実は庶民的なパン屋さん
『丸栄ベーカリー』の最寄り駅は学芸大学駅なのだが、歩いていくと10分以上かかる。商店街を抜け、クネクネした道を進んで目黒通りを左折、目黒通りを目黒駅方面にしばらく進んだところにある。
目黒通りは、インテリア通りとも呼ばれ、センスの良い家具を並べた店が多く並んでいる。インテリア関係の店が多いのは目黒川から下目黒ぐらいまでだが、その先もおしゃれ感は続く。たとえば車のディーラーも、ボルボ、プジョー、ヤナセ、フォルクスワーゲンが並んでいるのだ。偏見まみれではあるが、いかにも目黒らしい通りなのだ。
そんな目黒通りにある『丸栄ベーカリー』なのだが、入ってみると、実に庶民的なベーカリーだったりする。なにしろトップ画像のクリームパンは160円。しかも通常のクリームパンよりひと回り大きいとくる。自家製のカスタードクリームはリッチさありつつ、スッと舌になじむ風味で、ふんわりしたパンとの相性も抜群。目黒でこんなパンが食べられるの? と軽く感動してしまう。
ドライバー客に人気に
『丸栄ベーカリー』現店主で三代目の柴田吉文さんによると、もともとこのあたりには庶民的な店が多かったのだが、年月を重ね、だんだんに減っていった。代わりにおしゃれな店が増えたから、最近の目黒にはおしゃれなイメージがあるのだという。よく見れば、『丸栄ベーカリー』のすぐ横には、昔から続いているであろう車の整備工場があった。なるほど、この景色がもともとの目黒なのだ。どうやら、中目黒や自由が丘のイメージに引っ張られすぎていたようだ。
そんな、昔ながらの目黒の店である『丸栄ベーカリー』は、1959年に創業した。初代の柴田久夫さんは、戦後、名古屋で菓子の販売をしたりそろばんを教えたりしていた。その後、目黒駅近くにあった『丸栄ベーカリー』(現在は閉店)に嫁いだ姉に紹介され、上京。技術を学んだ後に、現在の場所でベーカリーを始めた。当時の久夫さんは40代。かなり思い切った決断に思えるが、パンがまだ一般的には新しい食べものだった時代。その将来性に賭けたのだろう。
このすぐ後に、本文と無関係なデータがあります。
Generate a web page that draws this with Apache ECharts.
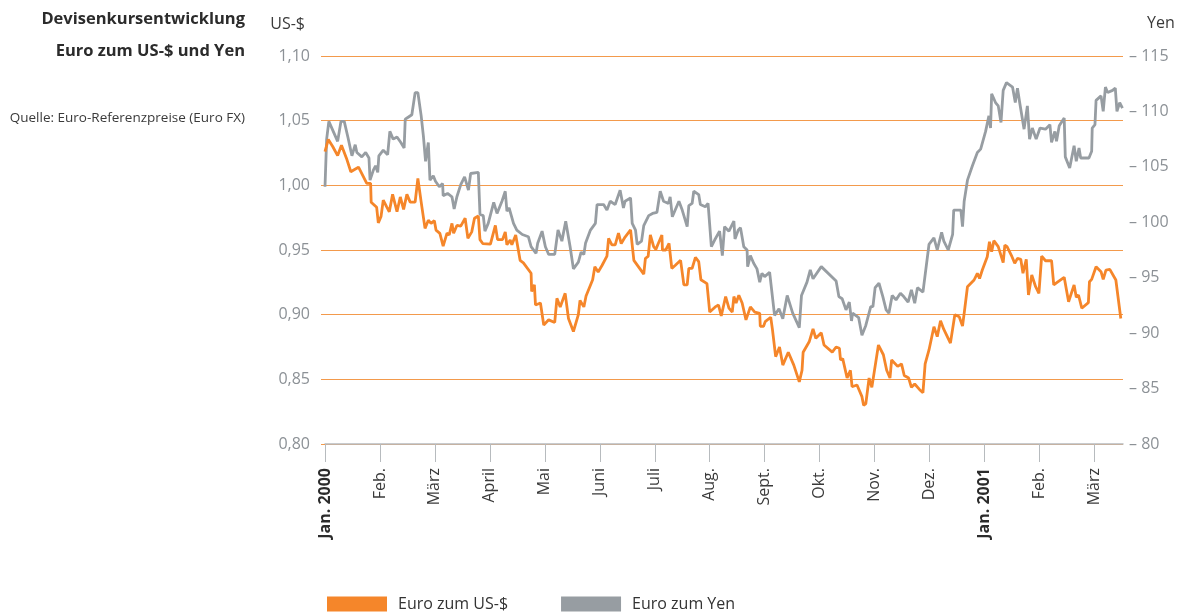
<!DOCTYPE html>
<html style="height: 100%">
<head>
<meta charset="utf-8">
<script src="https://cdn.jsdelivr.net/npm/echarts@6/dist/echarts.min.js"></script>
</head>
<body style="height: 100%; margin: 0; background: #fff;">
<div id="container" style="width: 1187px; height: 614px;"></div>
<script type="text/javascript">
// months since 1 Jan 2000 -> rate
var monthLabels = ['Jan. 2000', 'Feb.', 'März', 'April', 'Mai', 'Juni', 'Juli', 'Aug.', 'Sept.', 'Okt.', 'Nov.', 'Dez.', 'Jan. 2001', 'Feb.', 'März'];
var monthTicks = [0, 1, 2, 3, 4, 5, 6, 7, 8, 9, 10, 11, 12, 13, 14];
var usdTicks = [0.80, 0.85, 0.90, 0.95, 1.00, 1.05, 1.10];
var yenTicks = [80, 85, 90, 95, 100, 105, 110, 115];

var usdPoints = [
    [0.00, 1.026], [0.06, 1.0355], [0.14, 1.030], [0.23, 1.023], [0.30, 1.031], [0.39, 1.021], [0.47, 1.0105],
    [0.53, 1.012], [0.61, 1.014], [0.67, 1.009], [0.76, 1.0015], [0.83, 1.0015], [0.84, 0.987], [0.94, 0.983],
    [0.97, 0.971], [1.02, 0.976], [1.06, 0.9886], [1.12, 0.9835], [1.17, 0.9796], [1.23, 0.993], [1.31, 0.9796],
    [1.37, 0.991], [1.43, 0.9814], [1.49, 0.993], [1.55, 0.987], [1.64, 0.987], [1.69, 1.0054], [1.75, 0.987],
    [1.82, 0.9667], [1.88, 0.973], [1.93, 0.9706], [1.99, 0.9727], [2.02, 0.9654], [2.09, 0.9629], [2.15, 0.953],
    [2.22, 0.963], [2.26, 0.9616], [2.31, 0.9706], [2.34, 0.9629], [2.40, 0.969], [2.47, 0.9685], [2.55, 0.9745],
    [2.60, 0.959], [2.67, 0.964], [2.72, 0.9745], [2.79, 0.9763], [2.82, 0.958], [2.87, 0.955], [3.01, 0.9546],
    [3.10, 0.969], [3.14, 0.958], [3.23, 0.958], [3.28, 0.964], [3.31, 0.954], [3.37, 0.9577], [3.40, 0.954],
    [3.47, 0.9616], [3.55, 0.942], [3.61, 0.940], [3.75, 0.932], [3.76, 0.918], [3.81, 0.923], [3.83, 0.9075],
    [3.92, 0.909], [3.98, 0.892], [4.07, 0.896], [4.18, 0.894], [4.22, 0.9126], [4.28, 0.906], [4.37, 0.9165],
    [4.43, 0.897], [4.52, 0.887], [4.61, 0.900], [4.64, 0.911], [4.71, 0.906], [4.75, 0.9144], [4.87, 0.927],
    [4.91, 0.937], [4.97, 0.933], [5.04, 0.938], [5.13, 0.9453], [5.16, 0.959], [5.22, 0.954], [5.28, 0.954],
    [5.34, 0.963], [5.39, 0.955], [5.46, 0.960], [5.56, 0.9655], [5.62, 0.942], [5.80, 0.9314], [5.83, 0.9435],
    [5.88, 0.945], [5.92, 0.9616], [5.98, 0.9526], [6.02, 0.9505], [6.07, 0.9556], [6.13, 0.9616], [6.14, 0.950],
    [6.20, 0.950], [6.26, 0.9551], [6.31, 0.9358], [6.37, 0.938], [6.47, 0.942], [6.53, 0.923], [6.59, 0.923],
    [6.62, 0.9358], [6.68, 0.9358], [6.74, 0.9443], [6.80, 0.941], [6.84, 0.927], [6.95, 0.924], [7.00, 0.902],
    [7.10, 0.906], [7.16, 0.9075], [7.21, 0.899], [7.29, 0.914], [7.35, 0.905], [7.41, 0.902], [7.44, 0.914],
    [7.48, 0.909], [7.53, 0.915], [7.59, 0.909], [7.66, 0.896], [7.74, 0.906], [7.82, 0.902], [7.91, 0.901],
    [7.92, 0.891], [7.98, 0.891], [8.01, 0.8946], [8.11, 0.898], [8.14, 0.889], [8.20, 0.8675], [8.27, 0.875],
    [8.33, 0.861], [8.43, 0.871], [8.53, 0.861], [8.63, 0.848], [8.68, 0.857], [8.70, 0.871], [8.81, 0.879],
    [8.88, 0.889], [8.93, 0.8817], [9.03, 0.886], [9.08, 0.8765], [9.23, 0.871], [9.30, 0.875], [9.36, 0.874],
    [9.38, 0.865], [9.42, 0.866], [9.50, 0.851], [9.56, 0.857], [9.59, 0.8443], [9.68, 0.8456], [9.77, 0.8366],
    [9.80, 0.830], [9.84, 0.831], [9.90, 0.851], [9.95, 0.8438], [10.07, 0.8765], [10.16, 0.869], [10.22, 0.857],
    [10.28, 0.851], [10.31, 0.865], [10.42, 0.860], [10.49, 0.862], [10.54, 0.853], [10.62, 0.851], [10.67, 0.8438],
    [10.73, 0.8464], [10.82, 0.842], [10.88, 0.8397], [10.92, 0.862], [10.99, 0.8727], [11.08, 0.8907],
    [11.14, 0.883], [11.20, 0.8953], [11.26, 0.8886], [11.38, 0.878], [11.46, 0.900], [11.54, 0.8984],
    [11.60, 0.8912], [11.63, 0.901], [11.69, 0.9216], [11.81, 0.9268], [11.87, 0.932], [11.91, 0.928],
    [11.96, 0.9345], [12.05, 0.9448], [12.09, 0.9564], [12.13, 0.9487], [12.17, 0.9572], [12.25, 0.9526],
    [12.34, 0.9402], [12.37, 0.9538], [12.41, 0.9526], [12.50, 0.9448], [12.55, 0.9397], [12.60, 0.9435],
    [12.66, 0.9428], [12.70, 0.932], [12.76, 0.9428], [12.80, 0.9152], [12.86, 0.9307], [12.93, 0.9216],
    [12.99, 0.9165], [13.04, 0.9453], [13.11, 0.9417], [13.22, 0.9417], [13.26, 0.923], [13.34, 0.9255],
    [13.45, 0.9289], [13.53, 0.910], [13.63, 0.923], [13.67, 0.9134], [13.71, 0.9152], [13.77, 0.905],
    [13.89, 0.9093], [13.91, 0.9255], [13.95, 0.9273], [14.03, 0.937], [14.12, 0.9332], [14.16, 0.9273],
    [14.21, 0.9345], [14.28, 0.935], [14.39, 0.9268], [14.48, 0.897]
];

var yenPoints = [
    [0.00, 103.2], [0.03, 107.5], [0.07, 109.1], [0.15, 108.2], [0.23, 107.3], [0.29, 109.1], [0.35, 109.1],
    [0.42, 107.6], [0.49, 106.0], [0.55, 107.0], [0.58, 106.3], [0.67, 105.9], [0.74, 106.3], [0.80, 105.8],
    [0.82, 103.8], [0.88, 104.7], [0.92, 105.1], [0.96, 104.5], [0.98, 106.0], [1.06, 106.5], [1.14, 106.1],
    [1.18, 108.2], [1.24, 107.5], [1.31, 107.7], [1.38, 107.2], [1.44, 106.7], [1.46, 109.3], [1.52, 109.5],
    [1.58, 109.7], [1.64, 111.7], [1.69, 111.7], [1.75, 109.6], [1.79, 107.8], [1.83, 105.5], [1.88, 107.2],
    [1.91, 103.8], [1.97, 104.2], [2.01, 103.7], [2.08, 103.2], [2.14, 103.5], [2.15, 102.4], [2.23, 102.6],
    [2.31, 102.3], [2.35, 101.2], [2.40, 102.3], [2.47, 103.4], [2.54, 104.1], [2.61, 102.9], [2.65, 104.4],
    [2.79, 104.5], [2.82, 100.7], [2.88, 100.6], [2.91, 99.2], [2.97, 99.9], [3.07, 101.8], [3.13, 100.8],
    [3.22, 101.9], [3.28, 102.8], [3.31, 101.0], [3.35, 101.3], [3.43, 99.9], [3.49, 99.3], [3.59, 98.9],
    [3.70, 98.7], [3.75, 97.8], [3.84, 97.2], [3.87, 98.1], [3.95, 99.2], [4.01, 97.8], [4.07, 97.1],
    [4.18, 97.1], [4.24, 99.3], [4.31, 98.3], [4.38, 100.1], [4.46, 97.8], [4.52, 95.8], [4.61, 96.4],
    [4.66, 97.3], [4.71, 97.1], [4.74, 98.1], [4.83, 99.3], [4.92, 99.9], [4.95, 101.6], [5.07, 101.6],
    [5.13, 101.1], [5.19, 101.9], [5.28, 101.6], [5.37, 102.9], [5.43, 101.3], [5.46, 101.9], [5.56, 102.2],
    [5.59, 99.9], [5.65, 99.3], [5.68, 98.0], [5.76, 98.3], [5.80, 99.7], [5.89, 100.6], [5.96, 100.8],
    [6.04, 100.9], [6.10, 102.8], [6.16, 101.9], [6.25, 101.7], [6.28, 102.3], [6.32, 100.5], [6.44, 101.9],
    [6.50, 101.1], [6.59, 99.6], [6.62, 101.5], [6.68, 101.7], [6.71, 102.8], [6.80, 102.5], [6.83, 101.6],
    [6.92, 101.4], [6.97, 101.7], [7.03, 97.8], [7.09, 98.4], [7.18, 99.2], [7.23, 97.0], [7.27, 99.6],
    [7.35, 99.2], [7.44, 100.1], [7.46, 98.5], [7.52, 99.3], [7.56, 99.5], [7.62, 97.8], [7.68, 97.5],
    [7.69, 96.0], [7.74, 97.0], [7.80, 96.3], [7.86, 95.8], [7.91, 94.6], [7.95, 95.4], [8.00, 95.1],
    [8.09, 95.5], [8.18, 91.6], [8.26, 92.2], [8.33, 91.3], [8.41, 93.4], [8.51, 91.8], [8.63, 90.5],
    [8.67, 93.4], [8.77, 94.6], [8.83, 95.7], [8.88, 94.9], [9.03, 96.0], [9.30, 94.7], [9.35, 93.3],
    [9.41, 93.1], [9.48, 92.1], [9.54, 92.8], [9.58, 91.1], [9.60, 91.8], [9.71, 91.4], [9.77, 89.8],
    [9.84, 90.7], [9.93, 92.4], [9.97, 92.4], [10.01, 94.1], [10.08, 94.5], [10.15, 93.3], [10.21, 92.1],
    [10.26, 91.8], [10.32, 93.4], [10.39, 93.0], [10.47, 93.6], [10.53, 93.3], [10.61, 92.8], [10.67, 93.9],
    [10.73, 92.7], [10.78, 94.1], [10.88, 93.7], [10.99, 98.0], [11.08, 98.6], [11.14, 97.5], [11.22, 99.1],
    [11.26, 98.3], [11.34, 97.5], [11.42, 98.9], [11.44, 101.1], [11.57, 101.1], [11.60, 99.6], [11.63, 101.9],
    [11.69, 103.8], [11.78, 105.1], [11.87, 106.3], [11.93, 106.6], [12.02, 108.2], [12.08, 109.6],
    [12.11, 108.5], [12.13, 111.6], [12.20, 110.8], [12.25, 110.5], [12.30, 109.0], [12.34, 111.9],
    [12.40, 112.6], [12.51, 112.2], [12.56, 110.8], [12.60, 112.1], [12.64, 110.8], [12.72, 108.4],
    [12.78, 110.5], [12.82, 107.5], [12.87, 108.5], [12.94, 107.5], [13.01, 108.5], [13.11, 108.4],
    [13.19, 108.8], [13.22, 107.2], [13.28, 108.2], [13.31, 107.3], [13.36, 108.7], [13.45, 109.4],
    [13.47, 105.9], [13.55, 104.9], [13.63, 106.9], [13.67, 105.5], [13.72, 106.7], [13.75, 105.8],
    [13.90, 105.8], [13.95, 106.4], [13.96, 108.5], [14.01, 108.8], [14.03, 111.0], [14.12, 111.4],
    [14.16, 110.0], [14.20, 112.2], [14.24, 111.7], [14.33, 111.9], [14.38, 112.1], [14.41, 110.0],
    [14.46, 110.8], [14.51, 110.3]
];

var FONT = '"Open Sans", "Noto Sans", sans-serif';
var ORANGE = '#f5862a';
var GREY = '#979da2';

var myChart = echarts.init(document.getElementById('container'), null, {renderer: 'canvas'});

var option = {
    animation: false,
    textStyle: {fontFamily: FONT},
    grid: {left: 325, right: 64, top: 56, bottom: 170},
    graphic: [
        {type: 'text', right: 942, top: 11, style: {text: 'Devisenkursentwicklung', font: 'bold 16.5px ' + FONT, fill: '#2b2b2b', textAlign: 'right'}},
        {type: 'text', right: 942, top: 43, style: {text: 'Euro zum US-$ und Yen', font: 'bold 16.5px ' + FONT, fill: '#2b2b2b', textAlign: 'right'}},
        {type: 'text', right: 942, top: 111, style: {text: 'Quelle: Euro-Referenzpreise (Euro FX)', font: '13.5px ' + FONT, fill: '#3a3a3a', textAlign: 'right'}}
    ],
    legend: {
        left: 327, top: 596, padding: 0,
        icon: 'rect', itemWidth: 60, itemHeight: 15, itemGap: 53,
        textStyle: {fontSize: 16, color: '#333', fontFamily: FONT, padding: [0, 0, 0, 6]},
        data: ['Euro zum US-$', 'Euro zum Yen']
    },
    xAxis: {
        type: 'value',
        min: 0, max: 14.52,
        interval: 1,
        splitLine: {show: false},
        axisLine: {lineStyle: {color: '#b7bbbe', width: 1.5}},
        axisTick: {show: true, length: 18, customValues: monthTicks, lineStyle: {color: '#b7bbbe', width: 1}},
        axisLabel: {
            customValues: monthTicks,
            rotate: 90,
            margin: 24,
            fontSize: 16,
            color: '#3a3a3a',
            formatter: function (v) {
                var s = monthLabels[Math.round(v)];
                if (s && s.indexOf('Jan.') === 0) return '{b|' + s + '}';
                return s || '';
            },
            rich: {b: {fontWeight: 'bold', fontSize: 16, color: '#2b2b2b', fontFamily: FONT}}
        }
    },
    yAxis: [
        {
            type: 'value',
            min: 0.80, max: 1.10, interval: 0.05,
            name: 'US-$',
            nameLocation: 'end',
            nameGap: 24,
            nameTextStyle: {align: 'right', fontSize: 16, color: '#3a3a3a', padding: [0, 20, 0, 0]},
            axisLine: {show: false},
            axisTick: {show: true, length: 4, lineStyle: {color: '#f39a4c'}},
            axisLabel: {
                margin: 15, fontSize: 16, color: '#8c9196',
                customValues: usdTicks,
                formatter: function (v) { return v.toFixed(2).replace('.', ','); }
            },
            splitLine: {show: true, lineStyle: {color: '#f39a4c', width: 1}}
        },
        {
            type: 'value',
            min: 80, max: 115, interval: 5,
            name: 'Yen',
            nameLocation: 'end',
            nameGap: 25,
            nameTextStyle: {align: 'left', fontSize: 16, color: '#3a3a3a', padding: [0, 0, 0, 24]},
            axisLine: {show: false},
            axisTick: {show: false},
            axisLabel: {
                margin: 6, fontSize: 16, color: '#8c9196',
                customValues: yenTicks,
                formatter: function (v) { return '\u2013 ' + v; }
            },
            splitLine: {show: false}
        }
    ],
    series: [
        {
            name: 'Euro zum Yen',
            type: 'line',
            yAxisIndex: 1,
            showSymbol: false,
            color: GREY,
            lineStyle: {width: 2.8, color: GREY},
            data: yenPoints
        },
        {
            name: 'Euro zum US-$',
            type: 'line',
            yAxisIndex: 0,
            showSymbol: false,
            color: ORANGE,
            lineStyle: {width: 2.8, color: ORANGE},
            data: usdPoints
        }
    ]
};

myChart.setOption(option);
</script>
</body>
</html>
繁華街から離れていて当時は周囲も畑ばかりと、不利な立地に思えるが、交通量の多い目黒通り沿いだったため、開店当時からドライバーに人気だったという。当時はまだコンビニのない時代。朝早く、車で現場に向かう職人にとって、運転しながらかじれるコッペパンはありがたい食べものだったのだ。
ちなみに目黒の『丸栄ベーカリー』から暖簾分けしたベーカリーは、現在、清瀬にある。閉店してしまったが、方南町、池上、駒沢にもあったという。『丸栄』は一大勢力だったのである。
100年続くベーカリーに
学芸大学の『丸栄ベーカリー』は久夫さんの後、二代目の柴田勝久さんに引き継がれ、さらに97年に三代目の吉文さんが店に入った。そのタイミングで店をリニューアルし、対面販売からセルフ式にし、看板も現在ある「MEGURO Maruei」に変えたのだという。
さらにパンのラインナップにも手を加えた。従来の看板商品を残しつつ、ハード系のパンを入れたのだという。ハード系のパンはスタートから好評で現在も人気商品だが、それでも『丸栄ベーカリー』の看板商品は昔からあるタマゴパン160円だという。
このタマゴパンは、自家製のマヨネーズを使用していて、まろやかな酸味と甘みが、玉子の風味を引き立たせている。とんがったところのない、昔ながらのおいしさだ。吉文さんは店のモットーを「子どもからお年寄りまで喜んでもらえる、毎日、買いに来てもらえるようなパンを作り続ける」としている。このタマゴパンは、まさにそんなパンだ。
『丸栄ベーカリー』のパンは、どれもひと手間がかかっているのに、なじみやすいおいしさがあって、安い。これを続けるのは並大抵のことではないが、地域密着型の町のパン屋さんでは、一番、大事なことだろう。
吉文さんは「100年続けたい」と言っていたが、飽きられない味というのは実に強く、しぶとい。昔ながらの目黒のパンは、これからも長く愛されるはずだ。